Dataset content:
= = = = =

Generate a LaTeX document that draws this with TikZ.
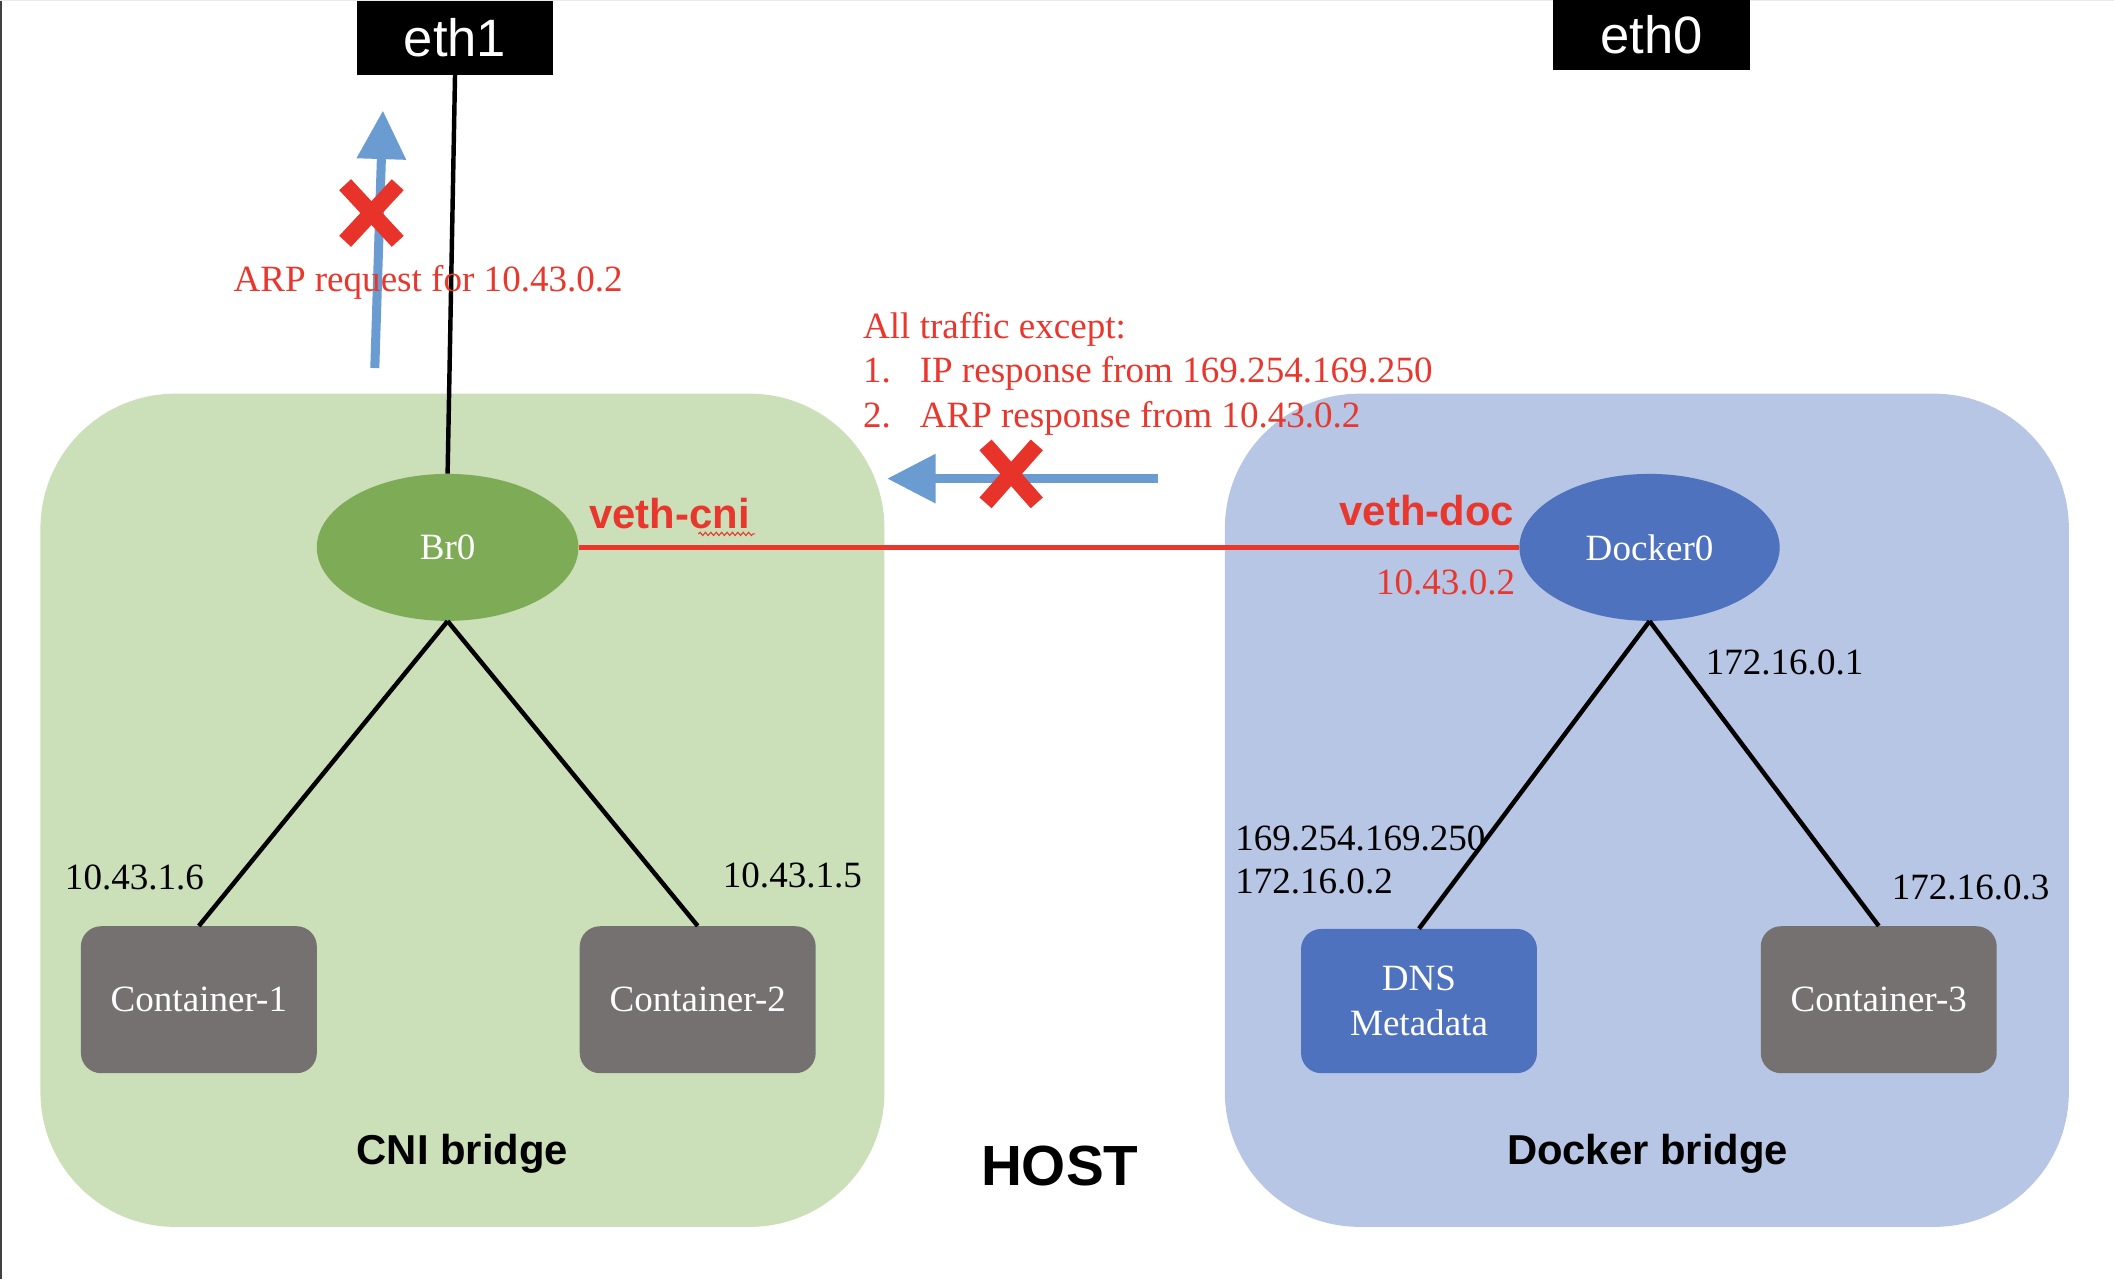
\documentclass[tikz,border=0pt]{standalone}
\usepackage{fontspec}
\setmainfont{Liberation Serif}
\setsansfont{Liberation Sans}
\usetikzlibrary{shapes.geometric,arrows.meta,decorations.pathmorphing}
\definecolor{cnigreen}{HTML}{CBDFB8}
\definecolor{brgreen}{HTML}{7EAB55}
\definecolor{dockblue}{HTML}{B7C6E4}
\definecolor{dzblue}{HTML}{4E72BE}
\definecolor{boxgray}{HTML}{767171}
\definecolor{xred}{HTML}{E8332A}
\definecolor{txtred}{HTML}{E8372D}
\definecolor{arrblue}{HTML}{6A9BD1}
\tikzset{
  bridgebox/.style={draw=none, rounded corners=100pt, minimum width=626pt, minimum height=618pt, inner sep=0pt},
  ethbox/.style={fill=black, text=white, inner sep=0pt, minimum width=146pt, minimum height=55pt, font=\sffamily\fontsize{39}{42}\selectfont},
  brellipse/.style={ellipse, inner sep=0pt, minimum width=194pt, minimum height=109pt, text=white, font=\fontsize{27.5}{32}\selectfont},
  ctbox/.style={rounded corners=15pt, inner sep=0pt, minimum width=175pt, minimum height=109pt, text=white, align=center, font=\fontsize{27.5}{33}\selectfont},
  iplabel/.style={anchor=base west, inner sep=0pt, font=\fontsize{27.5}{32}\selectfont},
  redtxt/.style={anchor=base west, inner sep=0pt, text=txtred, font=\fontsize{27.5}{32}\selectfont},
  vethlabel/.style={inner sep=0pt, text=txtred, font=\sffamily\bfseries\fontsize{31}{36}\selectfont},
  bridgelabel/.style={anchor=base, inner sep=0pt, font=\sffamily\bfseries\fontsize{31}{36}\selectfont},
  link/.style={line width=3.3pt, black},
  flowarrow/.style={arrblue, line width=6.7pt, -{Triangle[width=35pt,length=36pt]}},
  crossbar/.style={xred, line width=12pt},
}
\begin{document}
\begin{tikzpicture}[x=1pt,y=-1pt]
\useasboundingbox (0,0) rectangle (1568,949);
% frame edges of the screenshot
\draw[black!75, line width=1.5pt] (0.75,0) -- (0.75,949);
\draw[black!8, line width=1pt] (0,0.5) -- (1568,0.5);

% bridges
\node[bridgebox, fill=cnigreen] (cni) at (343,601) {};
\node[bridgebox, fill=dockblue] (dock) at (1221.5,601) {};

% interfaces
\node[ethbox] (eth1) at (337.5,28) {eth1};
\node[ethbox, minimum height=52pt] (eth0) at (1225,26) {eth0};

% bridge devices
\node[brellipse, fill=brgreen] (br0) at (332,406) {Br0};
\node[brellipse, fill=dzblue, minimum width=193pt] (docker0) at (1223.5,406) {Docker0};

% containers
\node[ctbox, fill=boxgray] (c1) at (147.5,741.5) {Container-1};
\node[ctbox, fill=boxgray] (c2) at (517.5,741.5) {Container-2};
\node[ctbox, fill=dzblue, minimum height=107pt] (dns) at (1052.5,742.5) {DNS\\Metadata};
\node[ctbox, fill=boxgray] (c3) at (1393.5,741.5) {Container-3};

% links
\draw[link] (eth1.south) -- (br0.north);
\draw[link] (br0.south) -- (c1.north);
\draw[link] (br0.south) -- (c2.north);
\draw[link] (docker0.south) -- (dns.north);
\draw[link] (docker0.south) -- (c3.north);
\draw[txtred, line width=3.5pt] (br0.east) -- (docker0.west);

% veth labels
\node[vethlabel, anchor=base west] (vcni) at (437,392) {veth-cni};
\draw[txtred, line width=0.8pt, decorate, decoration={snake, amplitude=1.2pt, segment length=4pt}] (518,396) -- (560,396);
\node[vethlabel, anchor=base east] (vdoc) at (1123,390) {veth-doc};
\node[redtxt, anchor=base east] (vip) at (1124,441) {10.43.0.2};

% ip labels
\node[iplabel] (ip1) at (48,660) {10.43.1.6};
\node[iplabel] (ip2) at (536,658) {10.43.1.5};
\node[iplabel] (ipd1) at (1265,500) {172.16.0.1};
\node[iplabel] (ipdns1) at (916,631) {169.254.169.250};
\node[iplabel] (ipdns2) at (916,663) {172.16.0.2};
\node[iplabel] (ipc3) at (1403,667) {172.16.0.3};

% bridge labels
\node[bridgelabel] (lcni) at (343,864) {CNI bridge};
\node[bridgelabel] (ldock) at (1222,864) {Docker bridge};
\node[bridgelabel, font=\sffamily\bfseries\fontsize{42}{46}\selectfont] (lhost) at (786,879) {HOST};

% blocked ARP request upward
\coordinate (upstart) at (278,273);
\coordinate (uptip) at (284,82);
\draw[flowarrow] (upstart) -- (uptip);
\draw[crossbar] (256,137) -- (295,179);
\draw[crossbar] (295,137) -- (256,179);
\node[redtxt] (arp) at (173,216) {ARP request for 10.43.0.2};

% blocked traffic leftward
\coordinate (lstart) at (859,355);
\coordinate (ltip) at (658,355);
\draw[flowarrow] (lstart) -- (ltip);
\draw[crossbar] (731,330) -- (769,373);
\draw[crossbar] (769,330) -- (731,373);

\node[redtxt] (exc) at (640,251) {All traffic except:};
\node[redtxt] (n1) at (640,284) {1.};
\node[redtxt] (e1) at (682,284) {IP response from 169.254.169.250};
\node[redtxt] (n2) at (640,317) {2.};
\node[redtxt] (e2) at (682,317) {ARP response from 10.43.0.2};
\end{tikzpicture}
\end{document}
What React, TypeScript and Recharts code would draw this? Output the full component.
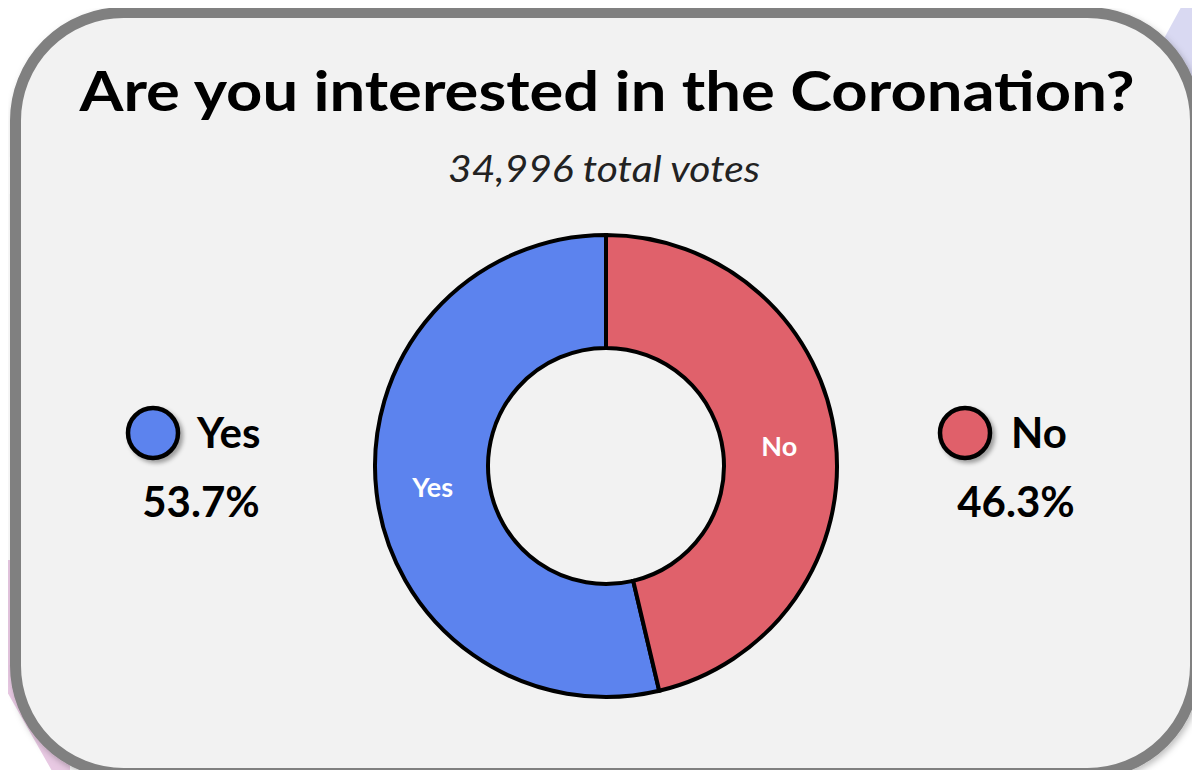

= = = = =

What you have to do: Transcribe the full listing above exactly, with the images removed.

Result for this exercise:
Generate a LaTeX document that draws this with TikZ.
\documentclass[tikz,border=0pt]{standalone}
\usepackage{fontspec}
\setmainfont{Liberation Serif}
\setsansfont{Liberation Sans}
\usetikzlibrary{shapes.geometric,arrows.meta,decorations.pathmorphing}
\definecolor{cnigreen}{HTML}{CBDFB8}
\definecolor{brgreen}{HTML}{7EAB55}
\definecolor{dockblue}{HTML}{B7C6E4}
\definecolor{dzblue}{HTML}{4E72BE}
\definecolor{boxgray}{HTML}{767171}
\definecolor{xred}{HTML}{E8332A}
\definecolor{txtred}{HTML}{E8372D}
\definecolor{arrblue}{HTML}{6A9BD1}
\tikzset{
  bridgebox/.style={draw=none, rounded corners=100pt, minimum width=626pt, minimum height=618pt, inner sep=0pt},
  ethbox/.style={fill=black, text=white, inner sep=0pt, minimum width=146pt, minimum height=55pt, font=\sffamily\fontsize{39}{42}\selectfont},
  brellipse/.style={ellipse, inner sep=0pt, minimum width=194pt, minimum height=109pt, text=white, font=\fontsize{27.5}{32}\selectfont},
  ctbox/.style={rounded corners=15pt, inner sep=0pt, minimum width=175pt, minimum height=109pt, text=white, align=center, font=\fontsize{27.5}{33}\selectfont},
  iplabel/.style={anchor=base west, inner sep=0pt, font=\fontsize{27.5}{32}\selectfont},
  redtxt/.style={anchor=base west, inner sep=0pt, text=txtred, font=\fontsize{27.5}{32}\selectfont},
  vethlabel/.style={inner sep=0pt, text=txtred, font=\sffamily\bfseries\fontsize{31}{36}\selectfont},
  bridgelabel/.style={anchor=base, inner sep=0pt, font=\sffamily\bfseries\fontsize{31}{36}\selectfont},
  link/.style={line width=3.3pt, black},
  flowarrow/.style={arrblue, line width=6.7pt, -{Triangle[width=35pt,length=36pt]}},
  crossbar/.style={xred, line width=12pt},
}
\begin{document}
\begin{tikzpicture}[x=1pt,y=-1pt]
\useasboundingbox (0,0) rectangle (1568,949);
% frame edges of the screenshot
\draw[black!75, line width=1.5pt] (0.75,0) -- (0.75,949);
\draw[black!8, line width=1pt] (0,0.5) -- (1568,0.5);

% bridges
\node[bridgebox, fill=cnigreen] (cni) at (343,601) {};
\node[bridgebox, fill=dockblue] (dock) at (1221.5,601) {};

% interfaces
\node[ethbox] (eth1) at (337.5,28) {eth1};
\node[ethbox, minimum height=52pt] (eth0) at (1225,26) {eth0};

% bridge devices
\node[brellipse, fill=brgreen] (br0) at (332,406) {Br0};
\node[brellipse, fill=dzblue, minimum width=193pt] (docker0) at (1223.5,406) {Docker0};

% containers
\node[ctbox, fill=boxgray] (c1) at (147.5,741.5) {Container-1};
\node[ctbox, fill=boxgray] (c2) at (517.5,741.5) {Container-2};
\node[ctbox, fill=dzblue, minimum height=107pt] (dns) at (1052.5,742.5) {DNS\\Metadata};
\node[ctbox, fill=boxgray] (c3) at (1393.5,741.5) {Container-3};

% links
\draw[link] (eth1.south) -- (br0.north);
\draw[link] (br0.south) -- (c1.north);
\draw[link] (br0.south) -- (c2.north);
\draw[link] (docker0.south) -- (dns.north);
\draw[link] (docker0.south) -- (c3.north);
\draw[txtred, line width=3.5pt] (br0.east) -- (docker0.west);

% veth labels
\node[vethlabel, anchor=base west] (vcni) at (437,392) {veth-cni};
\draw[txtred, line width=0.8pt, decorate, decoration={snake, amplitude=1.2pt, segment length=4pt}] (518,396) -- (560,396);
\node[vethlabel, anchor=base east] (vdoc) at (1123,390) {veth-doc};
\node[redtxt, anchor=base east] (vip) at (1124,441) {10.43.0.2};

% ip labels
\node[iplabel] (ip1) at (48,660) {10.43.1.6};
\node[iplabel] (ip2) at (536,658) {10.43.1.5};
\node[iplabel] (ipd1) at (1265,500) {172.16.0.1};
\node[iplabel] (ipdns1) at (916,631) {169.254.169.250};
\node[iplabel] (ipdns2) at (916,663) {172.16.0.2};
\node[iplabel] (ipc3) at (1403,667) {172.16.0.3};

% bridge labels
\node[bridgelabel] (lcni) at (343,864) {CNI bridge};
\node[bridgelabel] (ldock) at (1222,864) {Docker bridge};
\node[bridgelabel, font=\sffamily\bfseries\fontsize{42}{46}\selectfont] (lhost) at (786,879) {HOST};

% blocked ARP request upward
\coordinate (upstart) at (278,273);
\coordinate (uptip) at (284,82);
\draw[flowarrow] (upstart) -- (uptip);
\draw[crossbar] (256,137) -- (295,179);
\draw[crossbar] (295,137) -- (256,179);
\node[redtxt] (arp) at (173,216) {ARP request for 10.43.0.2};

% blocked traffic leftward
\coordinate (lstart) at (859,355);
\coordinate (ltip) at (658,355);
\draw[flowarrow] (lstart) -- (ltip);
\draw[crossbar] (731,330) -- (769,373);
\draw[crossbar] (769,330) -- (731,373);

\node[redtxt] (exc) at (640,251) {All traffic except:};
\node[redtxt] (n1) at (640,284) {1.};
\node[redtxt] (e1) at (682,284) {IP response from 169.254.169.250};
\node[redtxt] (n2) at (640,317) {2.};
\node[redtxt] (e2) at (682,317) {ARP response from 10.43.0.2};
\end{tikzpicture}
\end{document}
What React, TypeScript and Recharts code would draw this? Output the full component.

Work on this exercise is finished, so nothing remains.